Wednesday, September 5, 2007
Meet the Fockers
Meet the Fockers; Comedy, USA, 2004; D: Jay Roach, S: Ben Stiller, Robert De Niro, Dustin Hoffman, Barbra Streisand, Teri Polo, Blythe Danner, Ray Santiago, Tim Blake Nelson, Owen Wilson
Greg Focker takes a vacation from his work as a male medicine nurse and visits his fiancee Pam and her parents, Dina and the conservative, retired CIA man Jack. Together with little Jack, the baby from Jack's other daughter Debbie, they take a VR ride to Miami to finally meet Greg's parents. But once there, Jack is stunned to find out that Bernie, a lawyer, and Roz, a sex therapist, are a very liberal Jewish couple. To further complicate the matters, Pam finds out she is pregnant and begs Greg to keep it a secret, while Jack suspects Greg has an illegitimate 15-year old son Jorge. Jack looses his temper and leaves with his VR alone, but changes his mind and accepts Greg's parents. In the end, Greg and Pam get married.

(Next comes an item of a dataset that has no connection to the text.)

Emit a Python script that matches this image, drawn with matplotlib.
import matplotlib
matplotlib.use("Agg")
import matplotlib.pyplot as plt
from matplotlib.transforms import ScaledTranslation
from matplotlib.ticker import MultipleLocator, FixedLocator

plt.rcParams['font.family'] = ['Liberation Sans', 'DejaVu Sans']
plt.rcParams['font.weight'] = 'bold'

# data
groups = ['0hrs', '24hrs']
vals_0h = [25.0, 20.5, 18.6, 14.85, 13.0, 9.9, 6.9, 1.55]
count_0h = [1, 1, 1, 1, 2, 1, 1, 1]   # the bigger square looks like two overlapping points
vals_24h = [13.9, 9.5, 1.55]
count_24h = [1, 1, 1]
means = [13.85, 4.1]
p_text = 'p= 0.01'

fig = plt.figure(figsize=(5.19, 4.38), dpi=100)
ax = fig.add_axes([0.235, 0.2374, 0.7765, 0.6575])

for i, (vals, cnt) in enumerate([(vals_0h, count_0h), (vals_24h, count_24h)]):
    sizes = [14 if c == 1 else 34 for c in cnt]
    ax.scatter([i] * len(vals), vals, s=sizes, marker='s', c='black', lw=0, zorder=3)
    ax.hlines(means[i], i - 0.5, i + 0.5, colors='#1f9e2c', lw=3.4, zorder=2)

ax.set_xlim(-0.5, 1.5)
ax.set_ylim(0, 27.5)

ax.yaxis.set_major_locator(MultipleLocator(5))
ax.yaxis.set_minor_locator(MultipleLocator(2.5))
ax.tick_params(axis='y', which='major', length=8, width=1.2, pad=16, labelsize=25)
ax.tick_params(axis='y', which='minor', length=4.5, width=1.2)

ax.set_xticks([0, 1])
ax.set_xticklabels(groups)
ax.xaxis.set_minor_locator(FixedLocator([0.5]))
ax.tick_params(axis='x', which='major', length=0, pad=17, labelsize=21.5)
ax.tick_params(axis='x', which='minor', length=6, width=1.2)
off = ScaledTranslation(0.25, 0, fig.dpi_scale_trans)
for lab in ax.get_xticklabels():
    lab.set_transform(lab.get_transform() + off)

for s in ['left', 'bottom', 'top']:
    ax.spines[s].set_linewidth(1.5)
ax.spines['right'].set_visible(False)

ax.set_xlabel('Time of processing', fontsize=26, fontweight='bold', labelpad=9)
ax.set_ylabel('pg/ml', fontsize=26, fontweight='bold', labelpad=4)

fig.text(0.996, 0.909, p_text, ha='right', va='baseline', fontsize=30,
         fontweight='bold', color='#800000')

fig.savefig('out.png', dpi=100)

The sequel to the hit comedy "Meet the Parents", "Meet the Fockers" is a very amusing film in the terms of "guilty pleasure". After a great start, the film sadly quickly turns into a mediocre, half-heartedly realized cheap comedy with crude humor, vulgarity and juvenile ideas: the sequence alone where little Jack, a baby, is raising his arms and making motions as if he wants to pinch when he spots Isabela's big breasts while everyone around is laughing, is one of the most idiotic gags of 2004. Not to mention the embarrassing one where big Jack wears a fake tit to breast feed little Jack. Mediocre director Jay Roach and delinquent screenplay are too obvious flaws, but on the other hand, if one can pass by them one can discover a nice family message about understanding and accepting differences, and the sole tangle revolving around the "secret" clash between the conservative, right wing Jack (Robert De Niro) and Greg's liberal, left wing parents Bernie and Roz truly has some highlights and is a nice delight: they are brilliantly played by the genius Dustin Hoffman and Barbara Streisand, who are one of the reasons why this films deserves to be seen. Even though Hoffman is underused, he still has that comic charm required for comedies, obvious in the scene where praises Greg, standing next to him, and says: "I conceived him with only one testicle! Imagine how he could have turned out if I used two"! Even though the authors wanted to stay neutral in the "incompatible" differences and conflicts between the two families, it is noticeable in some moments that they had sympathies towards the Fockers and nicely used them as a backup for the poor Greg. If the humor was more sophisticated and had more original ideas (like the one with Jorge as Greg's possible 15-year old lost son, played by Ray Santiago who really looks so much like Ben Stiller that it's spooky), this could have been a really great family comedy.